Analysis of Redevelopment in Distressed Communities: A Sacremento Case Study

Kelly Vasquez Korver, San Jose State University

Abstract

Redevelopment is a powerful tool to assist local governments in their efforts to encourage investment in communities experiencing physical and economic problems. Redevelopment provides local governments with the ability and financial mechanisms to participate in an area’s revitalization by partnering with the private sector to create jobs. housing opportunities and other investments that would not happen otherwise. In California there are 413 Redevelopment Agencies with 764 redevelopment project areas. For fiscal year 2000-2001 Redevelopment Agencies received a total of $6 Billion in revenue.

Since redevelopment was established in 1945 the law governing redevelopment agencies and how they operate has changed and today, it establishes the physical and economic conditions a community must be experiencing in order to be designated as a redevelopment project area. While redevelopment has many positive impacts on communities, it is important to evaluate if it is effective in all of the communities it is intended to serve. Areas that meet the intent of state redevelopment law but have limited potential to generate tax increment may not provide local governments with the incentive to make redevelopment tools available. In cases such as this consideration needs to be given to how redevelopment can be a more successful tool in severely blighted communities.

This paper will consider two redevelopment areas in the City of Sacramento, Del Paso Heights and North Sacramento. Each area meets the intent of state redevelopment law for the designation of a project area. Del Paso Heights bears significant blighting conditions even 35 years after being designated as a redevelopment project area. North Sacramento, with considerably less severe conditions of blight, has been able to experience success within the first ten years of being designated a project area. Historical and current redevelopment policies, the generation of tax increment, along with physical and economic conditions of blight will be examined.

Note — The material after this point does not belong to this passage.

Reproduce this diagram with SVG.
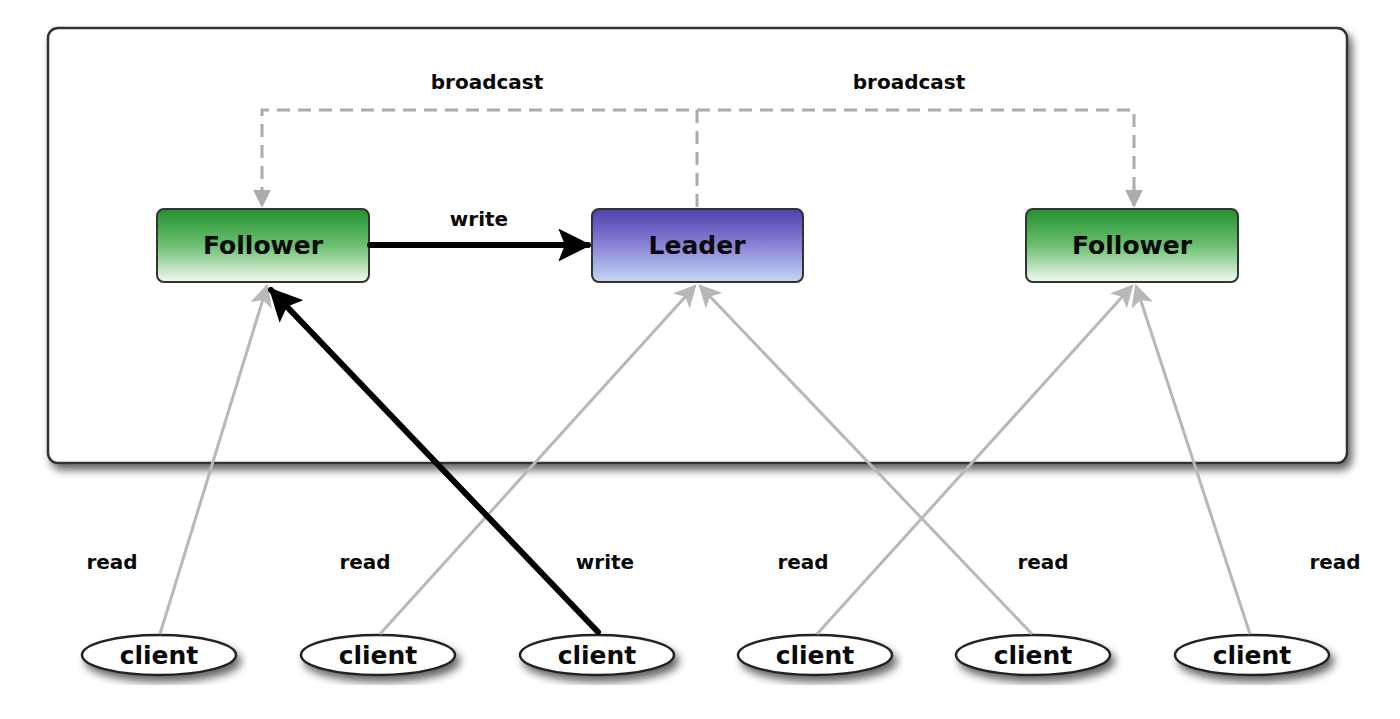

It will be made clear that the path of redevelopment in Sacramento has shifted from focusing primarily on the restoration of residential communities towards project areas that are able to provide enough tax increment to finance key redevelopment within the area’s first ten years. Areas that provide a sufficient level of tax increment tend to be. and in Sacramento are, largely commercial. Are the needs of residential communities that have reached extreme conditions of blight yet have limited ability go generate tax increment to be left with few viable opportunities for assistance from redevelopment agencies in the future?